Plotting code records
Start
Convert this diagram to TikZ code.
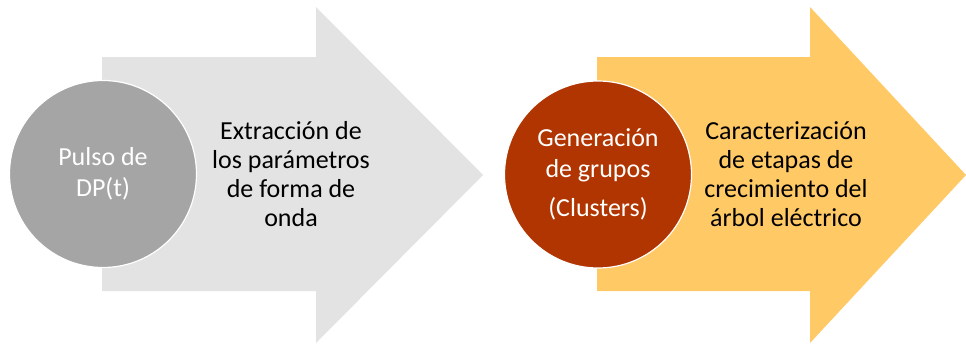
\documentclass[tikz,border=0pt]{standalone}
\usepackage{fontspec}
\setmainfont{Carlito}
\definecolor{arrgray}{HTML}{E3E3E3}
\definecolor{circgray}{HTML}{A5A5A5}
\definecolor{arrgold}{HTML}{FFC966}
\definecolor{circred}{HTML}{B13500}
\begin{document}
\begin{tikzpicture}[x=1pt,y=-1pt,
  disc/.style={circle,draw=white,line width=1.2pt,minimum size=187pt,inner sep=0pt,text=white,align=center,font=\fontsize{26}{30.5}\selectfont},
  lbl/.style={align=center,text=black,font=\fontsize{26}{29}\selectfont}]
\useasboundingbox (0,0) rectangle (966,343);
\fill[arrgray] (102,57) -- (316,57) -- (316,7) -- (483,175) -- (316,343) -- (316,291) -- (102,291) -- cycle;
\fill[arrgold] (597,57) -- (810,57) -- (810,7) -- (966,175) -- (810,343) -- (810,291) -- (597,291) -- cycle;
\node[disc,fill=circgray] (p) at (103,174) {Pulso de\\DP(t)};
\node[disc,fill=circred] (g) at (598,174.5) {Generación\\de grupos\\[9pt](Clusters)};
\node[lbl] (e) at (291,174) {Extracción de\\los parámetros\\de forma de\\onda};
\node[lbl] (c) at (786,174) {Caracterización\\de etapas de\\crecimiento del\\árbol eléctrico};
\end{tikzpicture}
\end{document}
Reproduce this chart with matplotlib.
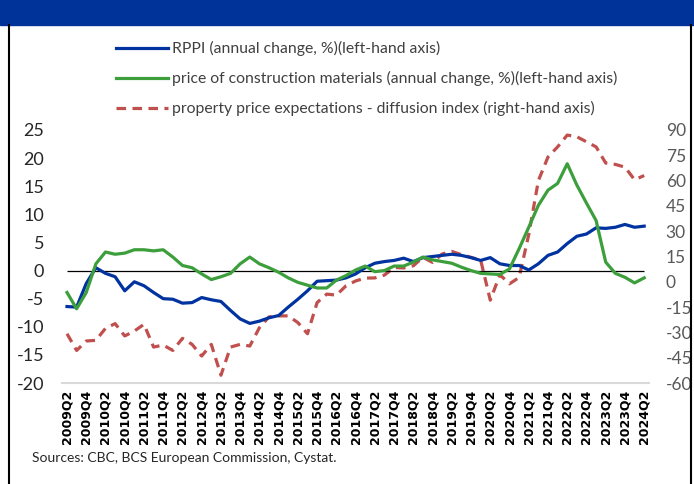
End
* BRIEF *
Extract the text of all the records above verbatim, excluding pictures.

* RESPONSE *
Convert this diagram to TikZ code.
\documentclass[tikz,border=0pt]{standalone}
\usepackage{fontspec}
\setmainfont{Carlito}
\definecolor{arrgray}{HTML}{E3E3E3}
\definecolor{circgray}{HTML}{A5A5A5}
\definecolor{arrgold}{HTML}{FFC966}
\definecolor{circred}{HTML}{B13500}
\begin{document}
\begin{tikzpicture}[x=1pt,y=-1pt,
  disc/.style={circle,draw=white,line width=1.2pt,minimum size=187pt,inner sep=0pt,text=white,align=center,font=\fontsize{26}{30.5}\selectfont},
  lbl/.style={align=center,text=black,font=\fontsize{26}{29}\selectfont}]
\useasboundingbox (0,0) rectangle (966,343);
\fill[arrgray] (102,57) -- (316,57) -- (316,7) -- (483,175) -- (316,343) -- (316,291) -- (102,291) -- cycle;
\fill[arrgold] (597,57) -- (810,57) -- (810,7) -- (966,175) -- (810,343) -- (810,291) -- (597,291) -- cycle;
\node[disc,fill=circgray] (p) at (103,174) {Pulso de\\DP(t)};
\node[disc,fill=circred] (g) at (598,174.5) {Generación\\de grupos\\[9pt](Clusters)};
\node[lbl] (e) at (291,174) {Extracción de\\los parámetros\\de forma de\\onda};
\node[lbl] (c) at (786,174) {Caracterización\\de etapas de\\crecimiento del\\árbol eléctrico};
\end{tikzpicture}
\end{document}
Reproduce this chart with matplotlib.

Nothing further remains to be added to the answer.